Apache Flink: How to apply multiple counting window functions?


I have a stream of data that is keyed and need to compute counts for tumbled of different time periods (1 minute, 5 minutes, 1 day, 1 week).

Is it possible to compute all four window counts in a single application?


Solution

  • Yes, that's possible.

    If you are using event-time, you can simply cascade the windows with increasing time intervals. So you do:

    DataStream<String> data = ...
    // append a Long 1 to each record to count it.
    DataStream<Tuple2<String, Long>> withOnes = data.map(new AppendOne); 
    
    DataStream<Tuple2<String, Long>> 1minCnts = withOnes
      // key by String field
      .keyBy(0) 
      // define time window
      .timeWindow(Time.of(1, MINUTES))
      // sum ones of the Long field
      // in practice you want to use an incrementally aggregating ReduceFunction and 
      // a WindowFunction to extract the start/end timestamp of the window
      .sum(1);
    
    // emit 1-min counts to wherever you need it
    1minCnts.addSink(new YourSink());
    
    // compute 5-min counts based on 1-min counts
    DataStream<Tuple2<String, Long>> 5minCnts = 1minCnts
      // key by String field
      .keyBy(0)
      // define time window of 5 minutes
      .timeWindow(Time.of(5, MINUTES))
      // sum the 1-minute counts in the Long field
      .sum(1);
    
    // emit 5-min counts to wherever you need it
    5minCnts.addSink(new YourSink());
    
    // continue with 1 day window and 1 week window
    

    Note that this is possible, because:

    1. Sum is an associative function (you can compute a sum by summing partial sums).
    2. The tumbling windows are nicely aligned and do not overlap.

    Regarding the comment on the incrementally aggregating ReduceFunction:

    Usually, you want to have the start and/or end timestamp of the window in the output of a window operation (otherwise all results for the same key look the same).
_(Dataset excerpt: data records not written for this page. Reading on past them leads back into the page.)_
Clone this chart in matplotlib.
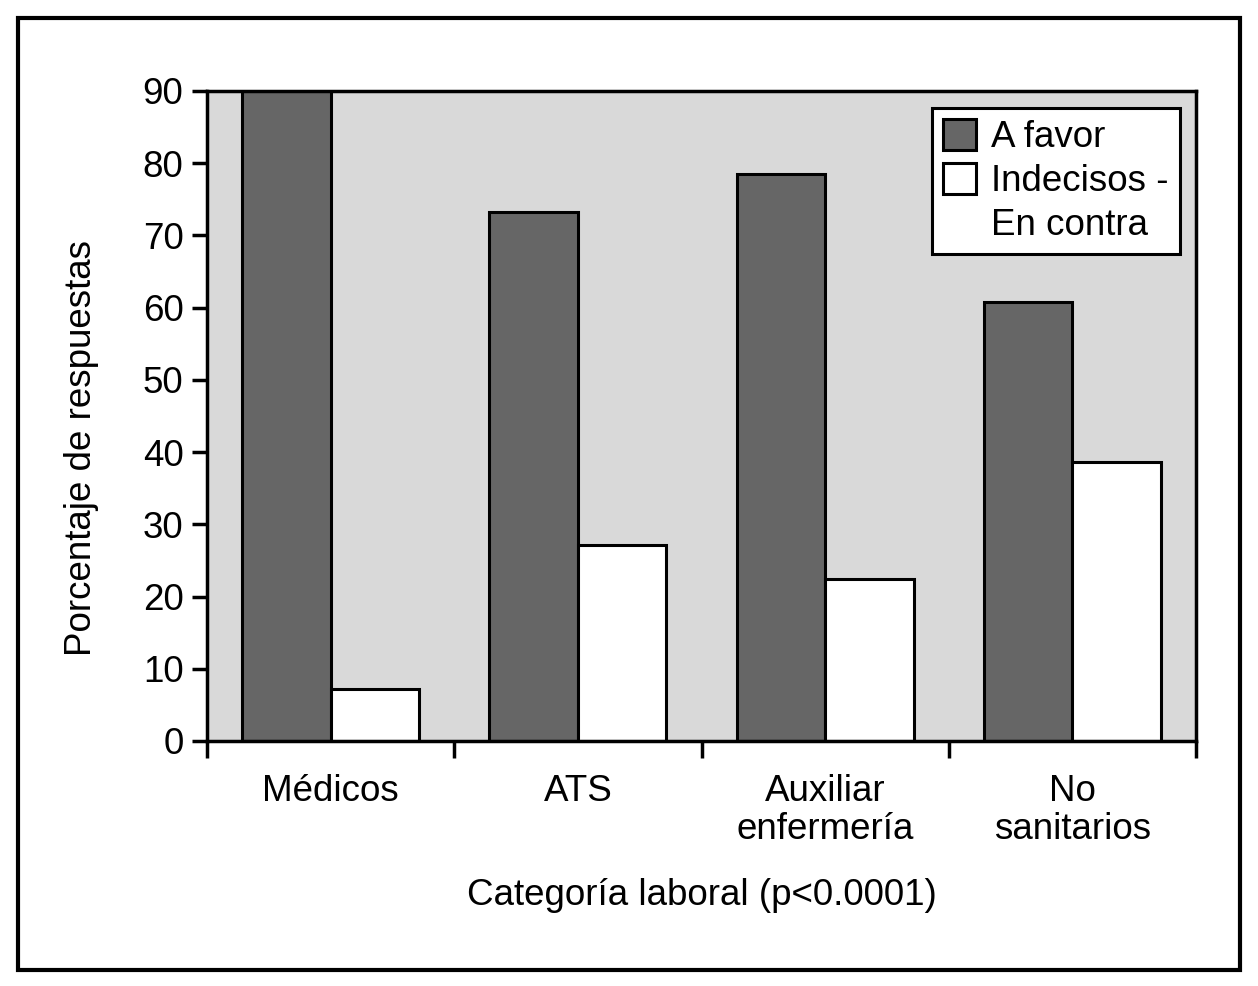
import matplotlib
matplotlib.use("Agg")
import matplotlib.pyplot as plt
import numpy as np
from matplotlib.patches import Rectangle

categories = ["Médicos", "ATS", "Auxiliar\nenfermería", "No\nsanitarios"]
a_favor = [93.0, 73.2, 78.5, 60.8]
indecisos = [7.2, 27.1, 22.4, 38.6]
series_labels = ["A favor", "Indecisos -", "En contra"]
y_ticks = [0, 10, 20, 30, 40, 50, 60, 70, 80, 90]
xlabel = "Categoría laboral (p<0.0001)"
ylabel = "Porcentaje de respuestas"

plt.rcParams['font.family'] = ['Liberation Sans', 'DejaVu Sans']

W, H = 1258, 986
fig = plt.figure(figsize=(W / 100, H / 100), dpi=100)
ax = fig.add_axes([207 / W, 1 - 741 / H, (1196 - 207) / W, (741 - 91) / H])
ax.set_facecolor("#d9d9d9")

x = np.arange(len(categories))
bw = 0.358
lw_bar = 2.2
b1 = ax.bar(x - bw / 2, a_favor, bw, color="#666666", edgecolor="black", linewidth=lw_bar,
            zorder=3)
b2 = ax.bar(x + bw / 2, indecisos, bw, color="white", edgecolor="black", linewidth=lw_bar,
            zorder=3)

ax.set_xlim(-0.5, len(categories) - 0.5)
ax.set_ylim(0, 90)
ax.set_yticks(y_ticks)
ax.tick_params(axis="y", labelsize=26.5, width=2.5, length=11, direction="out", pad=6)
ax.set_xticks(x)
ax.set_xticklabels(categories, fontsize=26.5, linespacing=1.1)
ax.tick_params(axis="x", which="major", length=0, pad=24)
ax.set_xticks(np.arange(len(categories) + 1) - 0.5, minor=True)
ax.tick_params(axis="x", which="minor", length=12, width=2.5, direction="out")

for s in ax.spines.values():
    s.set_linewidth(2.5)
    s.set_zorder(5)

ax.set_xlabel(xlabel, fontsize=26.5, labelpad=22)
fig.text(82 / W, 1 - 448 / H, ylabel, rotation=90, fontsize=26.5, ha="center", va="center")

blank = Rectangle((0, 0), 1, 1, fill=False, edgecolor="none", linewidth=0)
leg = ax.legend([b1[0], b2[0], blank], series_labels,
                loc="upper right", bbox_to_anchor=((1180 - 207) / 989, (741 - 108) / 650),
                fontsize=26.5, frameon=True, fancybox=False, edgecolor="black",
                handlelength=0.9, handleheight=0.9, handletextpad=0.42,
                labelspacing=0.22, borderpad=0.3, borderaxespad=0)
leg.get_frame().set_linewidth(2.2)
leg.get_frame().set_facecolor("white")
leg.get_frame().set_alpha(1)

fig.patches.append(Rectangle((18 / W, 1 - 970 / H), (1240 - 18) / W, (970 - 18) / H,
                             transform=fig.transFigure, fill=False, edgecolor="black",
                             linewidth=3))

fig.savefig("out.png", dpi=100)
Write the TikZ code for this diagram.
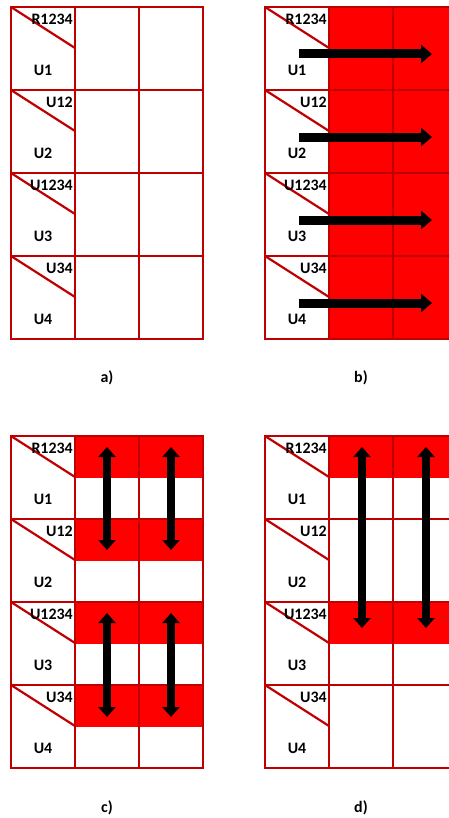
\documentclass[tikz,border=0pt]{standalone}
\usepackage{fontspec}
\setmainfont{Carlito}
\usetikzlibrary{arrows.meta}

\definecolor{gridred}{HTML}{C00000}
\definecolor{cellred}{HTML}{FF0000}

\tikzset{
  gridline/.style={gridred, line width=2.2bp},
  cellfill/.style={fill=cellred},
  celltext/.style={font=\fontsize{16}{19}\selectfont\bfseries, inner sep=0pt},
  rightarrow/.style={line width=9bp, -{Triangle[width=18bp,length=11bp]}},
  botharrow/.style={line width=8bp, {Triangle[width=17bp,length=10bp]}-{Triangle[width=17bp,length=10bp]}}
}

% one 4x3 table, drawn from its top left corner
\newcommand{\drawgrid}[1]{%
  \draw[gridline] (0,0) rectangle (192,332);
  \foreach \cx in {64,128} \draw[gridline] (\cx,0) -- (\cx,332);
  \foreach \top/\rlab/\ulab [count=\r] in {0/R1234/U1, 83/U12/U2, 166/U1234/U3, 249/U34/U4} {
    \draw[gridline] (0,\top) -- (192,\top);
    \draw[gridline] (0,\top) -- (64,\top+41);
    \node[celltext, anchor=east] (#1r\r) at (62,\top+12) {\rlab};
    \node[celltext] (#1u\r) at (32,\top+63) {\ulab};
  }
}

\begin{document}
\begin{tikzpicture}[x=1bp, y=-1bp]
    \clip (0,0) rectangle (449,818);
    \fill[white] (0,0) rectangle (449,818);

    % a) empty table
    \begin{scope}[shift={(11,7)}]
        \drawgrid{a}
    \end{scope}

    % b) whole rows in red, arrows to the right
    \begin{scope}[shift={(265,7)}]
        \fill[cellfill] (64,0) rectangle (193,332);
        \drawgrid{b}
        \foreach \top [count=\r] in {0,83,166,249} {
            \coordinate (bs\r) at (34,\top+47);
            \coordinate (be\r) at (167,\top+47);
            \draw[rightarrow] (bs\r) -- (be\r);
        }
    \end{scope}

    % c) upper halves in red, short arrows
    \begin{scope}[shift={(11,436)}]
        \foreach \top in {0,83,166,249}
            \fill[cellfill] (64,\top) rectangle (192,\top+41.5);
        \drawgrid{c}
        \foreach \cx [count=\k] in {96,160} {
            \coordinate (ct\k) at (\cx,11);
            \coordinate (cb\k) at (\cx,114);
            \coordinate (ct\k') at (\cx,177);
            \coordinate (cb\k') at (\cx,281);
            \draw[botharrow] (ct\k) -- (cb\k);
            \draw[botharrow] (ct\k') -- (cb\k');
        }
    \end{scope}

    % d) rows 1 and 3 in red, long arrows
    \begin{scope}[shift={(265,436)}]
        \foreach \top in {0,166}
            \fill[cellfill] (64,\top) rectangle (193,\top+41.5);
        \drawgrid{d}
        \foreach \cx [count=\k] in {97,161} {
            \coordinate (dt\k) at (\cx,11);
            \coordinate (db\k) at (\cx,192);
            \draw[botharrow] (dt\k) -- (db\k);
        }
    \end{scope}

    % captions
    \node[celltext] (capa) at (107,378) {a)};
    \node[celltext] (capb) at (361,378) {b)};
    \node[celltext] (capc) at (107,808) {c)};
    \node[celltext] (capd) at (361,808) {d)};
\end{tikzpicture}
\end{document}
The start and end time of a window can be accessed from the window parameter of the apply() method of a WindowFunction. However, a WindowFunction does not incrementally aggregate records but collects them and aggregates the records at the end of the window. Hence, it is more efficient to use a ReduceFunction for incremental aggregation and a WindowFunction to append the start and/or end time of the window to the result. The documentation discusses the details.

    If you want to compute this using processing time, you cannot cascade the windows but have to fan out from the input data stream to four window functions.